How Exploitability is Computed

The Nash-distance metric — and why it equals 0 at convergence

Exploitability measures how much chip equity an opponent could win against your strategy by playing a best response — the strategy that maximally exploits yours. At Nash equilibrium no deviation helps either side, so exploitability = 0. Higher = further from Nash. Reported here in milli-big-blinds per game (mbb/g) — the standard poker artificial-intelligence metric (1 mbb/g = 0.001 chips lost per hand against a perfect opponent).

ε(σ) = ½ · ( best_response_value(P1, σ̄_P2) + best_response_value(P2, σ̄_P1) )

Where best_response_value(player, opp_strategy) is what player achieves with their best response to a fixed opp_strategy. In a zero-sum game the Nash values cancel, so ε ≥ 0 always; ε = 0 only at Nash.

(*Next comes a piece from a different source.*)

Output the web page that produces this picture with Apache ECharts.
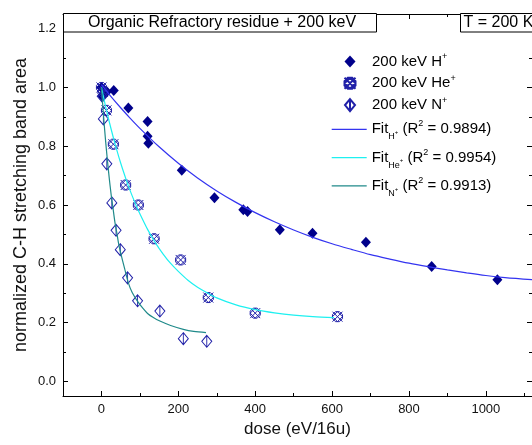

Both best-response values are computed against the average strategy σ̄, not the current σ.

Computation in Kuhn — brute-force enumeration:

Each player has only 6 information sets, each with 2 actions. So each player has at most 2⁶ = 64 pure best-response strategies. Cheap enough to brute-force:

for each of 64 candidate best-response strategies σ_BR:
  v = expected utility(σ_BR vs σ̄_opp) over all 6 deals
best_response_value = max v

The crucial constraint: the responder must commit to one action per information set — it can't peek at the opponent's card and pick differently per deal. (An earlier bug in this site let the best-response strategy cheat that way, which floored exploitability around 277 mbb/g instead of converging to 0.)

Why this approach doesn't scale to bigger games: Leduc Poker (the next step up) has 144 info sets per player with 2 or 3 actions each. Brute force would need ~3¹⁴⁴ ≈ 10⁶⁸ strategies — infeasible. Larger games use a topological dynamic-programming best-response computation instead, processing info sets deepest-first and reusing already-decided choices in deeper subtrees.